September 23, 2007

Being a Nazi About Adarand

by PG

In Jeffrey Rosen's profile of Justice Stevens, there is a discussion about the latter's views on affirmative action:

Consider affirmative action, an area in which many people believe Stevens became more liberal. In 1980, he dissented from the courtís decision upholding racial preferences in federal contracting, explosively comparing them with the Nazi laws excluding Jews from citizenship. More recently, however, he has voted enthusiastically to uphold affirmative action in universities and public-school enrollment plans, comparing them to welcome mats rather than no-trespassing signs. To Stevens, however, his views have been consistent. "There's a tremendous difference in using affirmative action when you get a group to build a highway and affirmative action in the educational context," he told me. "I think my rhetoric was probably a little strong," he continued, but the federal law authorizing racial preferences for highway contracts was a "slapdash statute" that was based on pork-barrel politics, benefiting one group of contractors rather than citizens as a whole. In schools and universities, by contrast, "the whole student body profits from having diversity in the classes. So I really don't think I've changed my views about this."
I'm looking at this superficially, without reading his opinions in the relevant cases, but frankly the above distinction between Stevens-on-federal-contracting (affirmative action BAD) and Stevens-on-education (affirmative action GOOD) does not seem accurate. Look at the almost neverending story of Adarand Constructors, which is exactly about racial preferences for highway contracts, and in which Stevens has supported the government's policy of giving the primary contractor additional money if he hires minority subcontractors.

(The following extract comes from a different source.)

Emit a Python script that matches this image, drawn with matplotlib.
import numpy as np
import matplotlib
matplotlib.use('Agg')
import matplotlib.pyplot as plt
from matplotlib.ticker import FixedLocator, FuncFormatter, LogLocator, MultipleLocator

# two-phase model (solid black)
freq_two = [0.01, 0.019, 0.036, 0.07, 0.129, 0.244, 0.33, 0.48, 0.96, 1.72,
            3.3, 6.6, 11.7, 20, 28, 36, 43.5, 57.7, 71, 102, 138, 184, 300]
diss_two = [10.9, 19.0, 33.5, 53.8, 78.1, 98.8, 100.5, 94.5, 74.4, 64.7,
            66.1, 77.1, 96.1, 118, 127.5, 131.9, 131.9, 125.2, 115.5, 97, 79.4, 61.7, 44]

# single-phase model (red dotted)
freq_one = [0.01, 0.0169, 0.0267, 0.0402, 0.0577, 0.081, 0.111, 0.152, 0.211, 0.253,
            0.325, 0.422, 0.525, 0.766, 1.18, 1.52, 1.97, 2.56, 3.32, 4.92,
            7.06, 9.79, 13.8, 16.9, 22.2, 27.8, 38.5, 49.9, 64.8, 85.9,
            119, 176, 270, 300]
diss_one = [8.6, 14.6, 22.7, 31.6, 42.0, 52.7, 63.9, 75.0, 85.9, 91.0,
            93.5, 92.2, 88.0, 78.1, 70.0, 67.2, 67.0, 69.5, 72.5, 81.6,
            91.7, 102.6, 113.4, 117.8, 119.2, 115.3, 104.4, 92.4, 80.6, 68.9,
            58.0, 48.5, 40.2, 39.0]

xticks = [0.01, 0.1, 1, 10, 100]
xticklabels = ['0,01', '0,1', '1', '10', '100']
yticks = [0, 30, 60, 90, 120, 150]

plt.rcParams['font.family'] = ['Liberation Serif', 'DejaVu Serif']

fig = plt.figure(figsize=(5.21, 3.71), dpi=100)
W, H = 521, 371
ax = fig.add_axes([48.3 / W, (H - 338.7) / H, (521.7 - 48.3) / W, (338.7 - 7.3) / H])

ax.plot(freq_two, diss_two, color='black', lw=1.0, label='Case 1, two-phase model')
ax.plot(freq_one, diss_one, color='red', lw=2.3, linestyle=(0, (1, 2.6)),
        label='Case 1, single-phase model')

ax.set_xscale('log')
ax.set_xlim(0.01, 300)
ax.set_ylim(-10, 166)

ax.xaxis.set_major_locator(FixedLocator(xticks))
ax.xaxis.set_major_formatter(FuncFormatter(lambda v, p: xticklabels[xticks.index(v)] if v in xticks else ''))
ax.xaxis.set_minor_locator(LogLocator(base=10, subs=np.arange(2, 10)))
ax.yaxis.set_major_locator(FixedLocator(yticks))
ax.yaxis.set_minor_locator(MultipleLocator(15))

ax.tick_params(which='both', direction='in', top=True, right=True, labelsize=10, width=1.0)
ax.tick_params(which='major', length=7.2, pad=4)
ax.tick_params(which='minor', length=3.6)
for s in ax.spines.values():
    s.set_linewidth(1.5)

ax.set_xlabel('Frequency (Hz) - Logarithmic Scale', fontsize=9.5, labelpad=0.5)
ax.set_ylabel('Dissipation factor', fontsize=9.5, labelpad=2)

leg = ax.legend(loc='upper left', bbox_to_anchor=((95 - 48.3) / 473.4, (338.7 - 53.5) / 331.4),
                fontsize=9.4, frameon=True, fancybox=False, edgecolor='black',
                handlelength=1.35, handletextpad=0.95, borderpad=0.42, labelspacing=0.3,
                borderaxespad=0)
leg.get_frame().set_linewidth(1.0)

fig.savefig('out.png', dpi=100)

When the majority in Adarand v. Pena held against such a preference, Stevens's dissent cited his dissenting opinion in Fullilove v. Klutznick, the 1980 case he mentioned, but never reconciles with it. Instead, he holds up the Fullilove plurality opinion and other pro-affirmative action decisions as precedents the Court is bound to follow. If Stevens wants to argue that he has been consistent on the procedure the Court should use in its decision-making (e.g., adherence to a 15-year-old line of precedent), that's fine, but as I understand the cases, he has not been consistent on the substantive law the Court should apply in its decision-making.